(Entries from a dataset)
══════════

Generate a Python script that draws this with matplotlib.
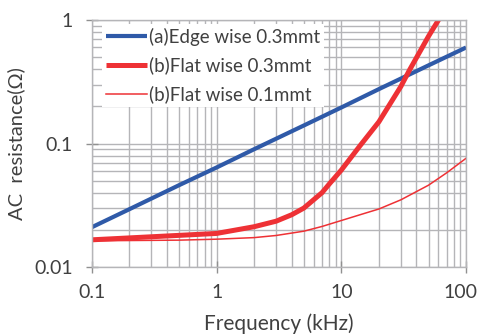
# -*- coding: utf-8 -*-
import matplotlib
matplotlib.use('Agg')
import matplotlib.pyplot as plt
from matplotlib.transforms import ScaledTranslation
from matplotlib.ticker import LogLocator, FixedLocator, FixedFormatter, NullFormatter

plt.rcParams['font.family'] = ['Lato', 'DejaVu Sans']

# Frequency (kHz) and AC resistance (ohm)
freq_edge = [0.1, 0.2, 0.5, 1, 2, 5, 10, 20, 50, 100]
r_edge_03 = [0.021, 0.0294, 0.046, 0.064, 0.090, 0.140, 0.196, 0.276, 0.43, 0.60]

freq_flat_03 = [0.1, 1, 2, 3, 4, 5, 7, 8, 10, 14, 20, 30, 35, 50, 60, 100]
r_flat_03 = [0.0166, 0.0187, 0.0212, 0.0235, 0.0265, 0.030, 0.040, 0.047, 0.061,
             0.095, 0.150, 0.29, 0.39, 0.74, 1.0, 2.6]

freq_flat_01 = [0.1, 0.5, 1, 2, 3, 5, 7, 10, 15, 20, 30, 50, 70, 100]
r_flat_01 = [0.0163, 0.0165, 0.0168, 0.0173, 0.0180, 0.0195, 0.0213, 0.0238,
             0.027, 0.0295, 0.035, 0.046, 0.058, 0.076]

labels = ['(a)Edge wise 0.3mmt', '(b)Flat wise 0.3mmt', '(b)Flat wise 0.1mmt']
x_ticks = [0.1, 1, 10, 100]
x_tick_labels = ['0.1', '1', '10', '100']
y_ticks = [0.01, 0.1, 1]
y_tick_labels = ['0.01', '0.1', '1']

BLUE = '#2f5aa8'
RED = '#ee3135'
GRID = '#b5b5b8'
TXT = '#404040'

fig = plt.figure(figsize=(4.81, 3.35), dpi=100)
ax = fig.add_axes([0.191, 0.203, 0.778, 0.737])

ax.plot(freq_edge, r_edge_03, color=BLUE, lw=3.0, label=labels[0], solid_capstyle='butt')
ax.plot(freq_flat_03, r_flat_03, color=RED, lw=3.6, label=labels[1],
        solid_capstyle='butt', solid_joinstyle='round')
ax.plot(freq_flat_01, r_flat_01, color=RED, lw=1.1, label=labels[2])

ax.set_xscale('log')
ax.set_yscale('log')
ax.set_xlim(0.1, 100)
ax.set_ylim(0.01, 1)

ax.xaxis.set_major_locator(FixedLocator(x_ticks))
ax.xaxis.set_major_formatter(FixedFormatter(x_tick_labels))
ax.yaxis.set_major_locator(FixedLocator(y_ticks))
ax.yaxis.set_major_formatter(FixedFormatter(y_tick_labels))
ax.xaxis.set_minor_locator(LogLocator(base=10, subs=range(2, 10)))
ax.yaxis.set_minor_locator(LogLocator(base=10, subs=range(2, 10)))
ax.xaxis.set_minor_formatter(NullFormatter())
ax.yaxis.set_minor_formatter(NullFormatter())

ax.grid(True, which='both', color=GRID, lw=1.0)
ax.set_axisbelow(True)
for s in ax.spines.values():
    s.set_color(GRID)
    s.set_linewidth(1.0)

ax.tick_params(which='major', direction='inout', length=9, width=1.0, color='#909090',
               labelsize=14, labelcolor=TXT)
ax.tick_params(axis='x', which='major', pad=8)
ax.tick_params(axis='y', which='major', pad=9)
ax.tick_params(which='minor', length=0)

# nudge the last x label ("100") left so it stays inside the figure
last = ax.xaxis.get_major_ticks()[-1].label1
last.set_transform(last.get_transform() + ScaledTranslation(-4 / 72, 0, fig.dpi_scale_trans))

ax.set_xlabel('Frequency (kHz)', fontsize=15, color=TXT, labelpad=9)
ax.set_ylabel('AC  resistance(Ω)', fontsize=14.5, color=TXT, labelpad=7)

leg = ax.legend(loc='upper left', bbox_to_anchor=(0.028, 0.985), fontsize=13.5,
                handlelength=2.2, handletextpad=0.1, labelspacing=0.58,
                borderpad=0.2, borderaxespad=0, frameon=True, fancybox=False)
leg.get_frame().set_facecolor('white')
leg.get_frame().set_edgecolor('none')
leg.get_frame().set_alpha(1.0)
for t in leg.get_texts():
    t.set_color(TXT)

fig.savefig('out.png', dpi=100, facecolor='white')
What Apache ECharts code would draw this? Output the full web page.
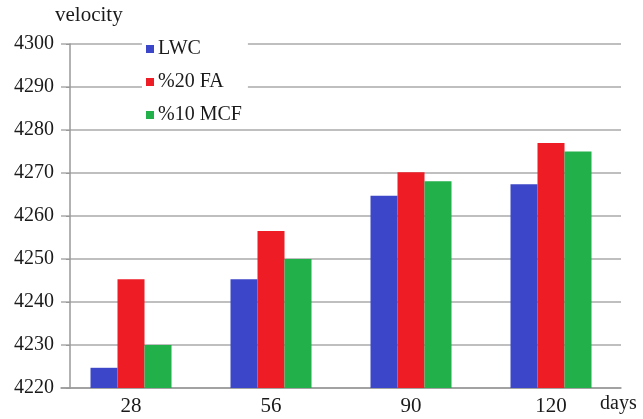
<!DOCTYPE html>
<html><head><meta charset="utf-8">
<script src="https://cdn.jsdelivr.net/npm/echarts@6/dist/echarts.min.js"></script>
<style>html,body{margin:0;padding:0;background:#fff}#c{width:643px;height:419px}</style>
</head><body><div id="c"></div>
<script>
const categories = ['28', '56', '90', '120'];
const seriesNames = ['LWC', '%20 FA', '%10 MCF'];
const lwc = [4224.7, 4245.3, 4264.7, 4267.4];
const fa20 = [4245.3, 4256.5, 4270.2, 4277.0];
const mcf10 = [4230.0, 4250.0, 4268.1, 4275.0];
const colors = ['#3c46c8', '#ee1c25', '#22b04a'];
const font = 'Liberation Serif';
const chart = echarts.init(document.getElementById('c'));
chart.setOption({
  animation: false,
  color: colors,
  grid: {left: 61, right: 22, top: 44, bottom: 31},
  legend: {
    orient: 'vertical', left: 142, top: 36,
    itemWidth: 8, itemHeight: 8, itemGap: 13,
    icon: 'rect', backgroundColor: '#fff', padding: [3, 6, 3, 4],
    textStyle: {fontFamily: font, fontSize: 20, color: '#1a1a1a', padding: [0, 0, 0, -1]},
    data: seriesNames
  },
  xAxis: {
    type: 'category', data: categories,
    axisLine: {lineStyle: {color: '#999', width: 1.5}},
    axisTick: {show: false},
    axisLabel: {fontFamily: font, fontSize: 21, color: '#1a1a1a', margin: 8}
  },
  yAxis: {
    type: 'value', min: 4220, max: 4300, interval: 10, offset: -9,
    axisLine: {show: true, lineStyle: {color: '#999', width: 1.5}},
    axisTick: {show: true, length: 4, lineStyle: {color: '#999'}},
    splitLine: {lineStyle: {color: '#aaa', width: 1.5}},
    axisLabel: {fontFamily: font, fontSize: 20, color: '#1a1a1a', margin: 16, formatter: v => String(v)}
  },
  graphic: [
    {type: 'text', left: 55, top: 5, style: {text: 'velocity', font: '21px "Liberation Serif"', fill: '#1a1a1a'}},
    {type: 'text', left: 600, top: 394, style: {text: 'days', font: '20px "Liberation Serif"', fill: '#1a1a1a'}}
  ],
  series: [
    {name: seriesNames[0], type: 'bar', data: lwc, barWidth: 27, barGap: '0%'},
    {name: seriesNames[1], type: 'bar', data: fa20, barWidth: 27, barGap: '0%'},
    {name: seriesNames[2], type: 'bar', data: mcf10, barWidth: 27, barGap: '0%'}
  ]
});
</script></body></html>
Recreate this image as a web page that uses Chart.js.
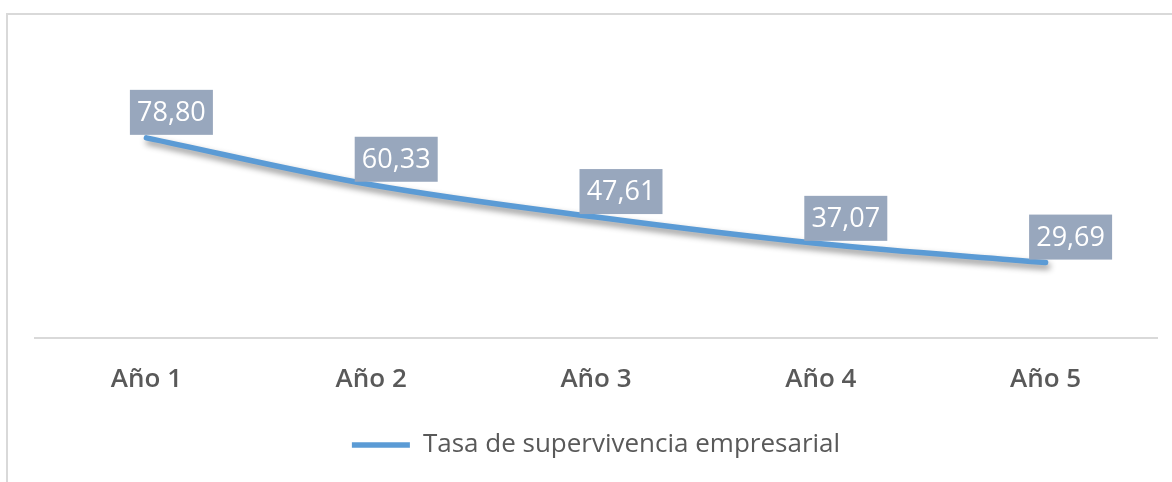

══════════

Output every entry verbatim. Pictures do not belong in the copy.

Generate a Python script that draws this with matplotlib.
# -*- coding: utf-8 -*-
import matplotlib
matplotlib.use('Agg')
import matplotlib.pyplot as plt
from matplotlib.transforms import ScaledTranslation
from matplotlib.ticker import LogLocator, FixedLocator, FixedFormatter, NullFormatter

plt.rcParams['font.family'] = ['Lato', 'DejaVu Sans']

# Frequency (kHz) and AC resistance (ohm)
freq_edge = [0.1, 0.2, 0.5, 1, 2, 5, 10, 20, 50, 100]
r_edge_03 = [0.021, 0.0294, 0.046, 0.064, 0.090, 0.140, 0.196, 0.276, 0.43, 0.60]

freq_flat_03 = [0.1, 1, 2, 3, 4, 5, 7, 8, 10, 14, 20, 30, 35, 50, 60, 100]
r_flat_03 = [0.0166, 0.0187, 0.0212, 0.0235, 0.0265, 0.030, 0.040, 0.047, 0.061,
             0.095, 0.150, 0.29, 0.39, 0.74, 1.0, 2.6]

freq_flat_01 = [0.1, 0.5, 1, 2, 3, 5, 7, 10, 15, 20, 30, 50, 70, 100]
r_flat_01 = [0.0163, 0.0165, 0.0168, 0.0173, 0.0180, 0.0195, 0.0213, 0.0238,
             0.027, 0.0295, 0.035, 0.046, 0.058, 0.076]

labels = ['(a)Edge wise 0.3mmt', '(b)Flat wise 0.3mmt', '(b)Flat wise 0.1mmt']
x_ticks = [0.1, 1, 10, 100]
x_tick_labels = ['0.1', '1', '10', '100']
y_ticks = [0.01, 0.1, 1]
y_tick_labels = ['0.01', '0.1', '1']

BLUE = '#2f5aa8'
RED = '#ee3135'
GRID = '#b5b5b8'
TXT = '#404040'

fig = plt.figure(figsize=(4.81, 3.35), dpi=100)
ax = fig.add_axes([0.191, 0.203, 0.778, 0.737])

ax.plot(freq_edge, r_edge_03, color=BLUE, lw=3.0, label=labels[0], solid_capstyle='butt')
ax.plot(freq_flat_03, r_flat_03, color=RED, lw=3.6, label=labels[1],
        solid_capstyle='butt', solid_joinstyle='round')
ax.plot(freq_flat_01, r_flat_01, color=RED, lw=1.1, label=labels[2])

ax.set_xscale('log')
ax.set_yscale('log')
ax.set_xlim(0.1, 100)
ax.set_ylim(0.01, 1)

ax.xaxis.set_major_locator(FixedLocator(x_ticks))
ax.xaxis.set_major_formatter(FixedFormatter(x_tick_labels))
ax.yaxis.set_major_locator(FixedLocator(y_ticks))
ax.yaxis.set_major_formatter(FixedFormatter(y_tick_labels))
ax.xaxis.set_minor_locator(LogLocator(base=10, subs=range(2, 10)))
ax.yaxis.set_minor_locator(LogLocator(base=10, subs=range(2, 10)))
ax.xaxis.set_minor_formatter(NullFormatter())
ax.yaxis.set_minor_formatter(NullFormatter())

ax.grid(True, which='both', color=GRID, lw=1.0)
ax.set_axisbelow(True)
for s in ax.spines.values():
    s.set_color(GRID)
    s.set_linewidth(1.0)

ax.tick_params(which='major', direction='inout', length=9, width=1.0, color='#909090',
               labelsize=14, labelcolor=TXT)
ax.tick_params(axis='x', which='major', pad=8)
ax.tick_params(axis='y', which='major', pad=9)
ax.tick_params(which='minor', length=0)

# nudge the last x label ("100") left so it stays inside the figure
last = ax.xaxis.get_major_ticks()[-1].label1
last.set_transform(last.get_transform() + ScaledTranslation(-4 / 72, 0, fig.dpi_scale_trans))

ax.set_xlabel('Frequency (kHz)', fontsize=15, color=TXT, labelpad=9)
ax.set_ylabel('AC  resistance(Ω)', fontsize=14.5, color=TXT, labelpad=7)

leg = ax.legend(loc='upper left', bbox_to_anchor=(0.028, 0.985), fontsize=13.5,
                handlelength=2.2, handletextpad=0.1, labelspacing=0.58,
                borderpad=0.2, borderaxespad=0, frameon=True, fancybox=False)
leg.get_frame().set_facecolor('white')
leg.get_frame().set_edgecolor('none')
leg.get_frame().set_alpha(1.0)
for t in leg.get_texts():
    t.set_color(TXT)

fig.savefig('out.png', dpi=100, facecolor='white')
What Apache ECharts code would draw this? Output the full web page.
<!DOCTYPE html>
<html><head><meta charset="utf-8">
<script src="https://cdn.jsdelivr.net/npm/echarts@6/dist/echarts.min.js"></script>
<style>html,body{margin:0;padding:0;background:#fff}#c{width:643px;height:419px}</style>
</head><body><div id="c"></div>
<script>
const categories = ['28', '56', '90', '120'];
const seriesNames = ['LWC', '%20 FA', '%10 MCF'];
const lwc = [4224.7, 4245.3, 4264.7, 4267.4];
const fa20 = [4245.3, 4256.5, 4270.2, 4277.0];
const mcf10 = [4230.0, 4250.0, 4268.1, 4275.0];
const colors = ['#3c46c8', '#ee1c25', '#22b04a'];
const font = 'Liberation Serif';
const chart = echarts.init(document.getElementById('c'));
chart.setOption({
  animation: false,
  color: colors,
  grid: {left: 61, right: 22, top: 44, bottom: 31},
  legend: {
    orient: 'vertical', left: 142, top: 36,
    itemWidth: 8, itemHeight: 8, itemGap: 13,
    icon: 'rect', backgroundColor: '#fff', padding: [3, 6, 3, 4],
    textStyle: {fontFamily: font, fontSize: 20, color: '#1a1a1a', padding: [0, 0, 0, -1]},
    data: seriesNames
  },
  xAxis: {
    type: 'category', data: categories,
    axisLine: {lineStyle: {color: '#999', width: 1.5}},
    axisTick: {show: false},
    axisLabel: {fontFamily: font, fontSize: 21, color: '#1a1a1a', margin: 8}
  },
  yAxis: {
    type: 'value', min: 4220, max: 4300, interval: 10, offset: -9,
    axisLine: {show: true, lineStyle: {color: '#999', width: 1.5}},
    axisTick: {show: true, length: 4, lineStyle: {color: '#999'}},
    splitLine: {lineStyle: {color: '#aaa', width: 1.5}},
    axisLabel: {fontFamily: font, fontSize: 20, color: '#1a1a1a', margin: 16, formatter: v => String(v)}
  },
  graphic: [
    {type: 'text', left: 55, top: 5, style: {text: 'velocity', font: '21px "Liberation Serif"', fill: '#1a1a1a'}},
    {type: 'text', left: 600, top: 394, style: {text: 'days', font: '20px "Liberation Serif"', fill: '#1a1a1a'}}
  ],
  series: [
    {name: seriesNames[0], type: 'bar', data: lwc, barWidth: 27, barGap: '0%'},
    {name: seriesNames[1], type: 'bar', data: fa20, barWidth: 27, barGap: '0%'},
    {name: seriesNames[2], type: 'bar', data: mcf10, barWidth: 27, barGap: '0%'}
  ]
});
</script></body></html>
Recreate this image as a web page that uses Chart.js.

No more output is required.